> Work to be completed:
Return, exactly as written, the lines that start at the one holding "What matplotlib code" and end at the one holding "return x / W, 1 - y / H", with both of those lines kept. Skip any pictures.

— BEGIN Dataset extract —

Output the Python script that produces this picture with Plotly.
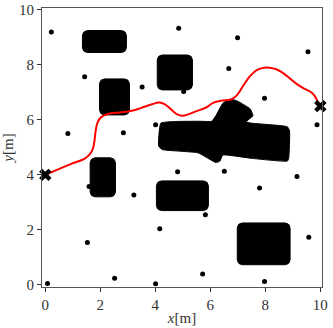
import numpy as np
import plotly.graph_objects as go

# rectangular obstacles (data units)
rect_x0 = [1.35, 1.97, 4.07, 1.63, 4.04, 6.98]
rect_x1 = [2.95, 3.06, 5.35, 2.55, 5.93, 8.90]
rect_y0 = [8.45, 6.18, 7.09, 3.20, 2.70, 0.73]
rect_y1 = [9.25, 7.49, 8.36, 4.62, 3.78, 2.25]

# irregular cross-shaped obstacle outline
cross_x = [4.12, 4.20, 4.70, 5.60, 6.05, 6.20, 6.45, 6.70, 6.95, 7.45, 7.55, 7.30,
           7.50, 8.80, 8.88, 8.85, 8.80, 7.50, 6.45, 6.35, 6.20, 5.55, 4.25, 4.12]
cross_y = [5.05, 5.88, 5.94, 5.95, 5.95, 6.15, 6.60, 6.75, 6.70, 6.40, 6.15, 5.93,
           5.88, 5.75, 5.60, 4.60, 4.50, 4.60, 4.72, 4.50, 4.45, 4.80, 4.92, 5.05]

# sample points
pts_x = [0.22, 1.43, 3.52, 0.82, 2.84, 4.01, 4.85, 6.99, 9.55, 6.67, 5.03, 7.97, 9.88, 4.81,
         6.51, 9.15, 7.79, 5.82, 9.58, 5.72, 7.97, 1.59, 3.22, 1.53, 4.16, 0.08, 2.52, 4.01]
pts_y = [9.20, 7.57, 7.20, 5.50, 5.53, 5.82, 9.33, 8.99, 8.48, 7.87, 7.03, 6.79, 5.82, 4.11,
         4.13, 3.94, 3.52, 2.55, 1.73, 0.39, 0.12, 3.58, 3.27, 1.54, 2.04, 0.05, 0.24, 0.04]

# planned path
path_x = [0.0, 0.9, 1.45, 1.62, 1.73, 1.79, 1.83, 1.90, 2.03, 2.30, 2.70, 3.10, 3.45, 3.85,
          4.15, 4.35, 4.60, 4.80, 4.97, 5.20, 5.50, 5.85, 6.10, 6.40, 6.75, 6.97, 7.20,
          7.45, 7.70, 7.95, 8.15, 8.40, 8.65, 8.90, 9.15, 9.45, 9.70, 9.85, 9.94, 10.0]
path_y = [4.00, 4.38, 4.60, 4.75, 4.95, 5.25, 5.60, 5.90, 6.10, 6.22, 6.27, 6.32, 6.42, 6.56,
          6.63, 6.56, 6.36, 6.20, 6.15, 6.20, 6.32, 6.45, 6.62, 6.70, 6.74, 6.90, 7.25,
          7.60, 7.82, 7.90, 7.90, 7.84, 7.70, 7.50, 7.30, 7.12, 6.98, 6.78, 6.55, 6.50]

start_end_x = [0.0, 10.0]
start_end_y = [4.0, 6.5]

tick_vals = [0, 2, 4, 6, 8, 10]

SERIF = 'Liberation Serif, DejaVu Serif, serif'


def rounded_rect(x0, x1, y0, y1, r=0.18):
    t = np.linspace(0, np.pi / 2, 8)
    xs, ys = [], []
    for cx, cy, a in [(x1 - r, y1 - r, 0), (x0 + r, y1 - r, np.pi / 2),
                      (x0 + r, y0 + r, np.pi), (x1 - r, y0 + r, 1.5 * np.pi)]:
        xs += list(cx + r * np.cos(t + a))
        ys += list(cy + r * np.sin(t + a))
    return xs + xs[:1], ys + ys[:1]


fig = go.Figure()

for x0, x1, y0, y1 in zip(rect_x0, rect_x1, rect_y0, rect_y1):
    xs, ys = rounded_rect(x0, x1, y0, y1)
    fig.add_trace(go.Scatter(x=xs, y=ys, mode='lines', fill='toself', fillcolor='black',
                             line=dict(color='black', width=1), hoverinfo='skip'))

fig.add_trace(go.Scatter(x=cross_x, y=cross_y, mode='lines', fill='toself', fillcolor='black',
                         line=dict(color='black', width=1, shape='spline', smoothing=0.4),
                         hoverinfo='skip'))

fig.add_trace(go.Scatter(x=pts_x, y=pts_y, mode='markers',
                         marker=dict(color='black', size=5)))

fig.add_trace(go.Scatter(x=path_x, y=path_y, mode='lines',
                         line=dict(color='red', width=2, shape='spline')))

fig.add_trace(go.Scatter(x=start_end_x, y=start_end_y, mode='markers', cliponaxis=False,
                         marker=dict(color='black', size=11, symbol='x')))

axis_style = dict(
    showgrid=False,
    zeroline=False,
    showline=True,
    linecolor='#555',
    linewidth=1,
    mirror=True,
    ticks='outside',
    ticklen=4,
    tickcolor='#333',
    tickvals=tick_vals,
    automargin=False,
    tickfont=dict(family=SERIF, size=15, color='#333'),
)

fig.update_layout(
    width=333,
    height=328,
    margin=dict(l=42, r=11, t=8, b=41),
    plot_bgcolor='white',
    paper_bgcolor='white',
    showlegend=False,
    font=dict(family=SERIF),
    xaxis=dict(range=[-0.12, 10.06],
               title=dict(text='<i>x</i>[m]', standoff=0,
                          font=dict(family=SERIF, size=15, color='#333')),
               **axis_style),
    yaxis=dict(range=[-0.08, 10.07],
               title=dict(text='<i>y</i>[m]', standoff=2,
                          font=dict(family=SERIF, size=15, color='#333')),
               **axis_style),
)

# drop the default page margin so the figure sits at the window's corner
fig.write_html("out.html", config={'displayModeBar': False},
               post_script="document.body.style.margin='0';")
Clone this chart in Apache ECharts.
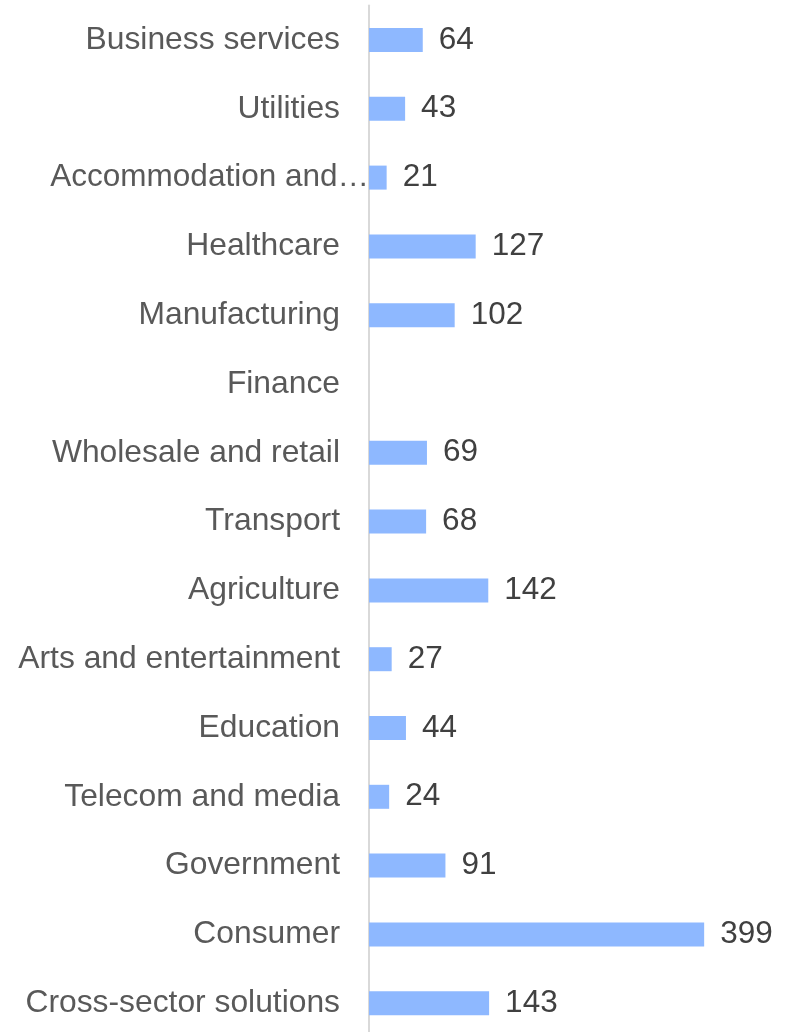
<!DOCTYPE html>
<html>
<head>
<meta charset="utf-8">
<script src="https://cdn.jsdelivr.net/npm/echarts@6/dist/echarts.min.js"></script>
<style>
  html, body { margin: 0; padding: 0; background: #ffffff; overflow: hidden; }
  #chart { width: 787px; height: 1045px; }
</style>
</head>
<body>
<div id="chart"></div>
<script>
// Sectors, listed top to bottom
const sectors = [
  'Business services',
  'Utilities',
  'Accommodation and…',
  'Healthcare',
  'Manufacturing',
  'Finance',
  'Wholesale and retail',
  'Transport',
  'Agriculture',
  'Arts and entertainment',
  'Education',
  'Telecom and media',
  'Government',
  'Consumer',
  'Cross-sector solutions'
];

// Count per sector (Finance has no value)
const counts = [64, 43, 21, 127, 102, null, 69, 68, 142, 27, 44, 24, 91, 399, 143];

// Label that runs up to the axis line instead of stopping short of it
const wideLabel = 'Accommodation and…';

const chart = echarts.init(document.getElementById('chart'), null, { renderer: 'canvas' });

const font = 'Liberation Sans, Arial, Helvetica, sans-serif';

chart.setOption({
  animation: false,
  backgroundColor: '#ffffff',
  grid: {
    left: 369,
    top: 5.6,
    width: 378,
    height: 1032,
    containLabel: false
  },
  xAxis: {
    type: 'value',
    min: 0,
    max: 450,
    show: false
  },
  yAxis: {
    type: 'category',
    data: sectors,
    inverse: true,
    axisLine: { show: true, lineStyle: { color: '#d9d9d9', width: 2 } },
    axisTick: { show: false },
    splitLine: { show: false },
    axisLabel: {
      margin: 0,
      fontFamily: font,
      fontSize: 31.8,
      color: '#595959',
      formatter: function (v) {
        return v === wideLabel ? '{w|' + v + '}' : '{n|' + v + '}';
      },
      rich: {
        n: { fontFamily: font, fontSize: 31.8, color: '#595959', padding: [0, 29, 0, 0] },
        w: { fontFamily: font, fontSize: 31.5, color: '#595959', padding: [0, 0, 0, 0] }
      }
    }
  },
  series: [{
    type: 'bar',
    data: counts,
    barWidth: 24,
    itemStyle: { color: '#8eb8ff' },
    label: {
      show: true,
      position: 'right',
      distance: 16,
      fontFamily: font,
      fontSize: 31.5,
      color: '#404040'
    }
  }]
});
</script>
</body>
</html>
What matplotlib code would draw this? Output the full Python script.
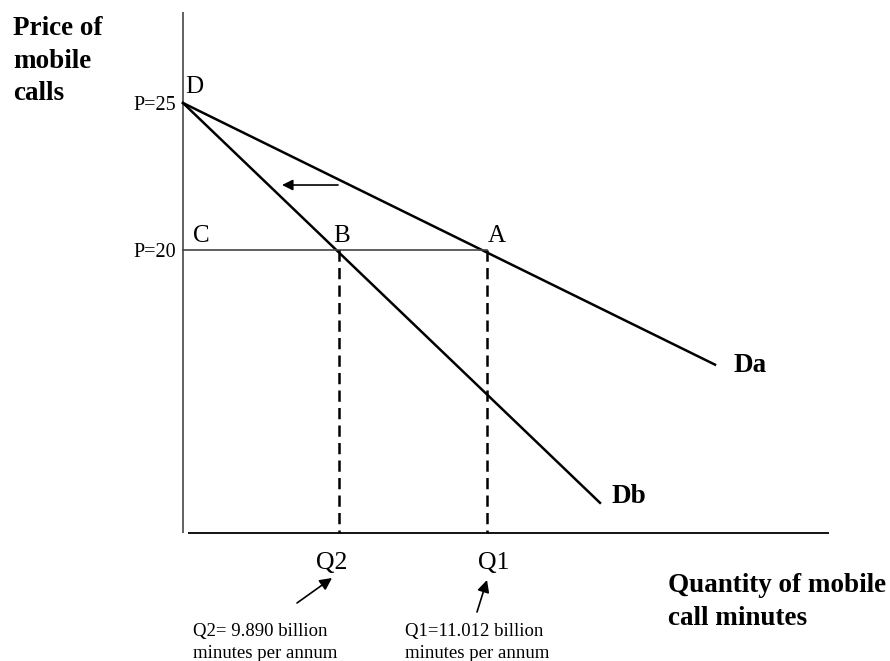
import matplotlib.pyplot as plt

# demand diagram: quantity in chart units, price as labelled
price_levels = [25, 20]
price_labels = ["P=25", "P=20"]

q_labels = ["Q2", "Q1"]
q_values = [15.6, 30.4]
q_notes = [["Q2= 9.890 billion", "minutes per annum"],
           ["Q1=11.012 billion", "minutes per annum"]]

da_q = [0, 53.2]
da_p = [25, 16.1]
db_q = [0, 41.7]
db_p = [25, 11.4]

W, H = 890, 661
fig = plt.figure(figsize=(W / 100, H / 100), dpi=100)
plt.rcParams["font.family"] = ["Liberation Serif", "DejaVu Serif"]

ax = fig.add_axes([0, 0, 1, 1])
ax.set_xlim(-18.3, 70.7)
ax.set_ylim(6.02, 28.503)
ax.set_axis_off()

p_floor = 10.39
p_top = 28.1
q_end = 64.6


def fp(x, y):
    # pixel position -> figure fraction
    return x / W, 1 - y / H


# axes
ax.plot([0, 0], [p_floor, p_top], color="#555555", lw=1.3, solid_capstyle="butt")
ax.plot([0.5, q_end], [p_floor - 0.03, p_floor - 0.03], color="black", lw=1.3,
        solid_capstyle="butt")

# demand curves
ax.plot(da_q, da_p, color="black", lw=1.8)
ax.plot(db_q, db_p, color="black", lw=1.8)

# price line at P=20 up to Q1
ax.plot([0, q_values[1]], [price_levels[1], price_levels[1]], color="#444444", lw=1.2)

# dashed drops
for q in q_values:
    ax.plot([q, q], [price_levels[1], p_floor], color="black", lw=1.8,
            linestyle=(0, (4.5, 2.5)))

# price labels
for p, lab in zip(price_levels, price_labels):
    ax.annotate(lab, (0, p), xytext=(-7, -7), textcoords="offset pixels",
                ha="right", va="baseline", fontsize=14.5)

# point labels
fig.text(*fp(185, 93), "D", fontsize=18, va="baseline")
fig.text(*fp(193, 242), "C", fontsize=18, va="baseline")
fig.text(*fp(333, 242), "B", fontsize=18, va="baseline")
fig.text(*fp(488, 242), "A", fontsize=18, va="baseline")

# curve labels
fig.text(*fp(733, 372), "Da", fontsize=19.5, weight="bold", va="baseline")
fig.text(*fp(611, 503), "Db", fontsize=19.5, weight="bold", va="baseline")

# shift arrow
ax.annotate("", xy=(9.9, 22.21), xytext=(15.5, 22.21),
            arrowprops=dict(arrowstyle="-|>", color="black", lw=1.2,
                            mutation_scale=16, shrinkA=0, shrinkB=0))

# quantity labels, notes and pointers
label_x = [332, 494]
note_x = [193, 405]
arrows = [((297, 603), (332, 578)), ((477, 612), (487, 580))]
for lab, lx, note, nx, (a0, a1) in zip(q_labels, label_x, q_notes, note_x, arrows):
    fig.text(*fp(lx, 569), lab, fontsize=18.5, ha="center", va="baseline")
    fig.text(*fp(nx, 636), note[0], fontsize=13.5, va="baseline")
    fig.text(*fp(nx, 658), note[1], fontsize=13.5, va="baseline")
    fig.add_artist(plt.matplotlib.patches.FancyArrowPatch(
        fp(*a0), fp(*a1), transform=fig.transFigure, arrowstyle="-|>",
        mutation_scale=18, color="black", lw=1.2, shrinkA=0, shrinkB=0))

# axis titles
for txt, y in zip(["Price of", "mobile", "calls"], [35, 68, 100]):
    fig.text(*fp(13, y), txt, fontsize=19.5, weight="bold", va="baseline")
for txt, y in zip(["Quantity of mobile", "call minutes"], [592, 625]):
    fig.text(*fp(668, y), txt, fontsize=19.5, weight="bold", va="baseline")

fig.savefig("out.png", dpi=100)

— END Dataset extract —

> Full answer:
What matplotlib code would draw this? Output the full Python script.
import matplotlib.pyplot as plt

# demand diagram: quantity in chart units, price as labelled
price_levels = [25, 20]
price_labels = ["P=25", "P=20"]

q_labels = ["Q2", "Q1"]
q_values = [15.6, 30.4]
q_notes = [["Q2= 9.890 billion", "minutes per annum"],
           ["Q1=11.012 billion", "minutes per annum"]]

da_q = [0, 53.2]
da_p = [25, 16.1]
db_q = [0, 41.7]
db_p = [25, 11.4]

W, H = 890, 661
fig = plt.figure(figsize=(W / 100, H / 100), dpi=100)
plt.rcParams["font.family"] = ["Liberation Serif", "DejaVu Serif"]

ax = fig.add_axes([0, 0, 1, 1])
ax.set_xlim(-18.3, 70.7)
ax.set_ylim(6.02, 28.503)
ax.set_axis_off()

p_floor = 10.39
p_top = 28.1
q_end = 64.6


def fp(x, y):
    # pixel position -> figure fraction
    return x / W, 1 - y / H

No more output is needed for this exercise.